While it’s certainly dangerous to overcook yourself in training, there is just as big a risk in backing off too much. Magness references research that showed a non-linear relationship between training loads and stress indicators.

“When the athletes had too low of a volume and intensity of work, their bodies reacted in a similar fashion to if they had done slightly too much work,” writes Magness.

In short: doing too little can be as risky/have a similar effect as doing too much.

I’ve also preached this “scale things back—but not too much” philosophy for a few years now in regard to tapering for a big race (see here and here).
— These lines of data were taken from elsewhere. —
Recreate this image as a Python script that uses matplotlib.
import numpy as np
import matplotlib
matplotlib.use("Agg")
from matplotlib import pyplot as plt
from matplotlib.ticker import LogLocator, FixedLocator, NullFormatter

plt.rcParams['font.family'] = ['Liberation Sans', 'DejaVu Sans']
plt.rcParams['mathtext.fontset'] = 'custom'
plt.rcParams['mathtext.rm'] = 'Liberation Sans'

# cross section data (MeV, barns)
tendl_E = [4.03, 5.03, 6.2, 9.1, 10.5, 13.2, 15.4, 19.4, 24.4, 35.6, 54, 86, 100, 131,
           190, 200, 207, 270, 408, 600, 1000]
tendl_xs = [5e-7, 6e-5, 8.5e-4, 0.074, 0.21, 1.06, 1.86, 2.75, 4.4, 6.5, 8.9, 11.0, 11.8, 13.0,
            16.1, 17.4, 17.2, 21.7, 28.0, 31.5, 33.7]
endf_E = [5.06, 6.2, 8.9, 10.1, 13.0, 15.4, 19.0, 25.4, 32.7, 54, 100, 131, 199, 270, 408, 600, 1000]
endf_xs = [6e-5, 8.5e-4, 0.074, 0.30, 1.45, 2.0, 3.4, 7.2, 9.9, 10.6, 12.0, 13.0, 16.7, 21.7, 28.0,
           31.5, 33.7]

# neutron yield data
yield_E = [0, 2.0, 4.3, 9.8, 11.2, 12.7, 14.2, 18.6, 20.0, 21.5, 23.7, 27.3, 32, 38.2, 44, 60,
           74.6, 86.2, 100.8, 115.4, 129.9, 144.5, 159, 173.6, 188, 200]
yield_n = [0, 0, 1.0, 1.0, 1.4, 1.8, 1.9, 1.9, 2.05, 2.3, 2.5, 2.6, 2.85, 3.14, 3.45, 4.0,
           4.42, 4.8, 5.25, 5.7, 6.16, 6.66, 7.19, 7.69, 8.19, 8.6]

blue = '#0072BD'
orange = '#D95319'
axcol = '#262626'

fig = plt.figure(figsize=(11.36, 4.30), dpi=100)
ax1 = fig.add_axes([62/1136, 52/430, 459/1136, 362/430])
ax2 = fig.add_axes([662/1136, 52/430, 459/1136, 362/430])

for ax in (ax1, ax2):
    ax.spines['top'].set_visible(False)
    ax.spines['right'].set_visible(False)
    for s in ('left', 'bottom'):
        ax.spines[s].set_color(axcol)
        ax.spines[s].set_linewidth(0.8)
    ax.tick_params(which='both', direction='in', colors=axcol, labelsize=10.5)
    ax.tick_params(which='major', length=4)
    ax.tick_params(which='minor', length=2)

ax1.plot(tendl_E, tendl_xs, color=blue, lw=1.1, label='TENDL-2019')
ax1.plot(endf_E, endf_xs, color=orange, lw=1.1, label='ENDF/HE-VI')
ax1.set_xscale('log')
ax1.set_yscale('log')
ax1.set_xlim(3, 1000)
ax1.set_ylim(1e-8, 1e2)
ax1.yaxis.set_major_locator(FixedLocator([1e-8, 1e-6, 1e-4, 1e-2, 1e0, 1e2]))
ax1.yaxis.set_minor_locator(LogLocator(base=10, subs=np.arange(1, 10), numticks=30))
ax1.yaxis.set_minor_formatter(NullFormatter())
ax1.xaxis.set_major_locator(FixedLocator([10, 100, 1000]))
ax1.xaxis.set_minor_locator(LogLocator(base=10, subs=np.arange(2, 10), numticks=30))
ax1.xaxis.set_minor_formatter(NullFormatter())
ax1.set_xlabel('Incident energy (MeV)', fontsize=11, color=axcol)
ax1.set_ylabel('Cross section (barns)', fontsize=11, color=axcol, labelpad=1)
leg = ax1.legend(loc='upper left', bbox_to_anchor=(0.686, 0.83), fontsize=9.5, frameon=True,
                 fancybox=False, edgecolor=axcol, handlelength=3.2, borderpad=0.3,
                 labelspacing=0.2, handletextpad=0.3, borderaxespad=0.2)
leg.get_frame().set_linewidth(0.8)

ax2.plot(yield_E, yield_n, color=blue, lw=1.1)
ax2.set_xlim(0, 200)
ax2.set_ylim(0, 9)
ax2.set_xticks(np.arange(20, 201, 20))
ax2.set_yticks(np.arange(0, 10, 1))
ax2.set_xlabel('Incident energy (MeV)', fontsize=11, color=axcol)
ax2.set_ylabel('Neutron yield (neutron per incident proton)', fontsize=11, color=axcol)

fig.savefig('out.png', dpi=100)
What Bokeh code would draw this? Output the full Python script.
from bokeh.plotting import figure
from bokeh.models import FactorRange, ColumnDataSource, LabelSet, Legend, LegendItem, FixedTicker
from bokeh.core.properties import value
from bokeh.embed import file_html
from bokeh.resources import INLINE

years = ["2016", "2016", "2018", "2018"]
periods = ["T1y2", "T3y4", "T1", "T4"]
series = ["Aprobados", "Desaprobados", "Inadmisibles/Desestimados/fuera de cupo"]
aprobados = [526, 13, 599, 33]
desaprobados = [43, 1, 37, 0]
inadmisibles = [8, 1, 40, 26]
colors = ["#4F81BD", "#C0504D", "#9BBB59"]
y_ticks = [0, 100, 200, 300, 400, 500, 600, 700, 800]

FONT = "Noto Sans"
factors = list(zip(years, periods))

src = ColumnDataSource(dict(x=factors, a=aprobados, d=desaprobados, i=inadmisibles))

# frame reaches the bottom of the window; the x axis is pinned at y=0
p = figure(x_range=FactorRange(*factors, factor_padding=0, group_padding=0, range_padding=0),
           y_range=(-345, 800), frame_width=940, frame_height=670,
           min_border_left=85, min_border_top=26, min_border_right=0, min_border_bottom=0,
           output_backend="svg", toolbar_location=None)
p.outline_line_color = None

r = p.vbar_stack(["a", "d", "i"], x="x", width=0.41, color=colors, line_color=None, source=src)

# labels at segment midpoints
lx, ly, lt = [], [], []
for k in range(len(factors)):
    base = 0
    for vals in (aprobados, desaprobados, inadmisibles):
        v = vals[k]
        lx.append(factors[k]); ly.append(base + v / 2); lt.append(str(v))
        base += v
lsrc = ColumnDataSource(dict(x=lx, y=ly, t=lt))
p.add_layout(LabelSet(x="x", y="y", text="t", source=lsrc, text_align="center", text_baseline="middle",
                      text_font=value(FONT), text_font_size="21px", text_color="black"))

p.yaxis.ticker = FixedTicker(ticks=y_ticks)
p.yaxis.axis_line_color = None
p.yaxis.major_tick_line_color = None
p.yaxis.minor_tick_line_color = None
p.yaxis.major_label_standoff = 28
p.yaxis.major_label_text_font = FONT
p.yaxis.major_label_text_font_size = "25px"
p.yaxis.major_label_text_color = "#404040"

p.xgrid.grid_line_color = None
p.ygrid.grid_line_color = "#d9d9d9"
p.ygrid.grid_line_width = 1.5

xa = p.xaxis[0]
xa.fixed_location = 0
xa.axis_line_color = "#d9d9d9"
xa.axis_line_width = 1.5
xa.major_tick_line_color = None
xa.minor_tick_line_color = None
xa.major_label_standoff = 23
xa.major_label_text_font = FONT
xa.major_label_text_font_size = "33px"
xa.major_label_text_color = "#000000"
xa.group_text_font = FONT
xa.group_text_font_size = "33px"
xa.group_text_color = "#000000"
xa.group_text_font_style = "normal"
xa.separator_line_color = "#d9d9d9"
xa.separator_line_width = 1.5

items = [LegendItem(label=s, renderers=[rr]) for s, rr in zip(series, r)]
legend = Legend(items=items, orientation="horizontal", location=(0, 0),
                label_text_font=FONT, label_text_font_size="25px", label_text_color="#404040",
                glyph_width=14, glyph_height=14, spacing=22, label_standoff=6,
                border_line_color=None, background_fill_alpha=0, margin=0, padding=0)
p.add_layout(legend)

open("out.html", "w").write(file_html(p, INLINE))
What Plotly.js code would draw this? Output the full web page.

More often than not, I see runners taking oddball rest days, drastically dropping their volume or cutting out intensity altogether in an effort to “rest up” for the race only to put up a less-than-peak performance.

“We have this tendency to overreact and send the signal to our body that we are resting,” Magness writes. “When the reality is we need to send the signal that we are priming it to be ready. That means of course a drop in training volume/intensity/density, but perhaps not so much that it causes this increase in stress that we saw in the aforementioned study. Our bodies, in this case the immune system, overreact.”

The point here isn’t to argue specific training methodologies, but rather to reinforce Magness’ message that deviating too far from the norm—whatever that is for you—is often a recipe for things going awry.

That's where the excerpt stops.